On the evening of June 25, 1996, an American sentry on top of a building in Saudi Arabia saved hundreds of lives. Watching a fuel truck and a car move toward a mosque and a park adjacent to his post on Building #131 of Khobar Towers, Staff Sgt. Alfredo Guerrero of the 95th Security Police Squadron out of Edwards Air Force Base in California saw the truck park next to a chain link perimeter fence about 70 feet (21 meters) away. As the vehicles maneuvered, he called security and began a floor-by-floor evacuation that is credited with saving hundreds of lives when the truck, carrying about 5,000 pounds (2.3 metric tons) of explosives, detonated three minutes later. The blast ripped off the face of the building, which housed about 2,300 American military personnel, and left a crater 85 feet (26 meters) in diameter and 35 feet (11 meters) deep. Despite Guerrero’s and other airmen’s efforts, 19 U.S. servicemen died and 372 were injured.
The incident spurred the military into making rapid changes in its emergency planning, creating the Unified Facilities Criteria (UFC) 4-010-01, U.S. Department of Defense (DoD) Minimum Antiterrorism Standards for Buildings, say Fort Knox Fire Chief Marvin Gunderson. "The [concept of the] mass notification system—the UFCs and the whole mass notification system program—was really developed as result of the bombing," he says.
Fast forward to 2003, when the U.S. Air Force asked NFPA to establish a mass notification systems project. This began the march of mass notification requirements into NFPA’s National Fire Codes®. Guidance for designing and installing an MNS was first added as an annex to the 2007 edition of NFPA 72, National Fire Alarm Code. Three years later, the 2010 edition includes an entirely new chapter devoted entirely to MNS, expanding requirements for, and information about, the coexistence and integration of fire alarms and MNS.
Like fire alarm systems, MNS are intended to communicate emergency information, and all MNS installations must meet certain code requirements. Foremost among them is intelligible voice messaging capability. The 2010 code also permits MNS to take control of fire alarm notification equipment, although it must provide a tone or voice message if it does do so. And it must offer visual notification in the form of strobes or textual, graphic, or video displays.
To be effective, an MNS design must also fit into a facility’s overall emergency management plan, developed in accordance with NFPA 1600, Disaster/Emergency Management and Business Continuity Programs,and NFPA 1620, Recommended Practice for Pre-Incident Planning.
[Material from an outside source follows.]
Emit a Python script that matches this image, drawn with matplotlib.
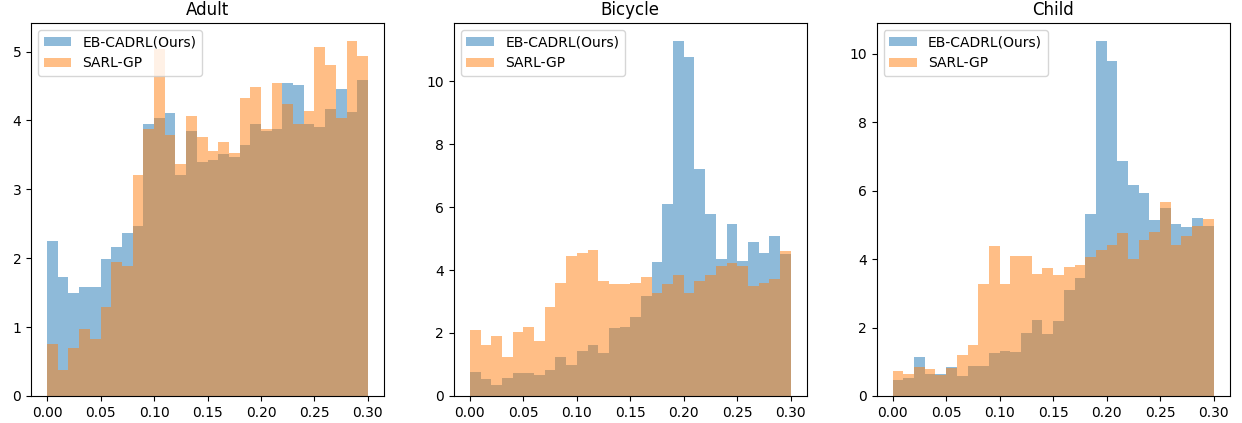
import numpy as np
import matplotlib
matplotlib.use("Agg")
import matplotlib.pyplot as plt

titles = ["Adult", "Bicycle", "Child"]
labels = ["EB-CADRL(Ours)", "SARL-GP"]
edges = np.linspace(0, 0.3, 31)  # 30 bins of width 0.01

adult_ours = [2.25, 1.73, 1.50, 1.58, 1.58, 1.99, 2.17, 2.37, 2.47, 3.95,
              4.04, 4.11, 3.21, 3.85, 3.39, 3.42, 3.52, 3.47, 3.65, 3.95,
              3.85, 3.87, 4.55, 4.52, 3.95, 3.91, 4.16, 4.46, 4.13, 4.59]
adult_sarl = [0.76, 0.38, 0.70, 0.97, 0.83, 1.29, 1.95, 1.88, 3.21, 3.88,
              5.04, 3.79, 3.37, 4.07, 3.76, 3.56, 3.69, 3.53, 4.33, 4.49,
              3.88, 4.55, 4.24, 3.95, 4.14, 5.07, 4.81, 4.04, 5.16, 4.94]

bicycle_ours = [0.76, 0.54, 0.35, 0.57, 0.73, 0.73, 0.67, 0.83, 1.24, 0.99,
                1.43, 1.62, 1.37, 2.16, 2.20, 2.51, 3.18, 4.26, 6.11, 11.29,
                10.78, 7.22, 5.79, 4.36, 5.47, 4.29, 4.90, 4.55, 5.09, 4.52]
bicycle_sarl = [2.10, 1.62, 1.91, 1.24, 2.04, 2.20, 1.75, 2.83, 3.59, 4.45,
                4.55, 4.64, 3.66, 3.56, 3.56, 3.59, 3.79, 3.28, 3.56, 3.85,
                3.28, 3.66, 3.85, 4.14, 4.23, 4.14, 3.50, 3.59, 3.72, 4.61]

child_ours = [0.47, 0.53, 1.14, 0.64, 0.64, 0.85, 0.59, 0.88, 0.88, 1.26,
              1.32, 1.29, 1.84, 2.22, 1.81, 2.20, 3.10, 3.45, 5.33, 10.39,
              9.80, 6.88, 6.18, 5.94, 5.15, 5.50, 5.03, 4.95, 5.21, 4.98]
child_sarl = [0.73, 0.64, 0.85, 0.79, 0.61, 0.82, 1.20, 1.49, 3.28, 4.39,
              3.28, 4.10, 4.10, 3.57, 3.75, 3.54, 3.78, 3.83, 4.07, 4.27,
              4.42, 4.77, 4.01, 4.57, 4.80, 5.68, 4.42, 4.68, 4.98, 5.18]

series = [(adult_ours, adult_sarl), (bicycle_ours, bicycle_sarl), (child_ours, child_sarl)]
centers = (edges[:-1] + edges[1:]) / 2

fig, axes = plt.subplots(1, 3, figsize=(12.42, 4.23), dpi=100)
fig.subplots_adjust(left=0.025, right=0.990, top=0.946, bottom=0.064, wspace=0.198)

for ax, title, (ours, sarl) in zip(axes, titles, series):
    ax.hist(centers, bins=edges, weights=ours, alpha=0.5, label=labels[0])
    ax.hist(centers, bins=edges, weights=sarl, alpha=0.5, label=labels[1])
    ax.set_title(title)
    ax.legend(loc="upper left")

fig.savefig("out.png")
In creating both the plan and the MNS installation, a facility’s stakeholders must clearly understand the potential risks that are particular to their facility and install a system that accounts for them. The key to defining these risks is to perform a risk analysis before installing an MNS, says Wayne Moore, a consultant with Hughes Associates in Warwick, Rhode Island.
During a risk analysis, the authority having jurisdiction must decide what hazards are most likely to affect people and when they are most susceptible to those hazards. If floods or tornados are part of a college campus risk analysis, for example, the stakeholders—security personnel, the fire service, college administrators, and so on—must decide when and where students are most vulnerable and design the system to take that information into account.
They must also decide when MNS will take precedence over the fire alarm system, Moore says, because there will be situations in which that will happen. Although NFPA 72 requires that MNS take precedence only in terrorist situations, a facility may require that it take precedence in other circumstances that make sense for its operations. For the DoD, the MNS always takes precedence over the fire alarm system. The military does not want a repeat of that June evening in Saudi Arabia.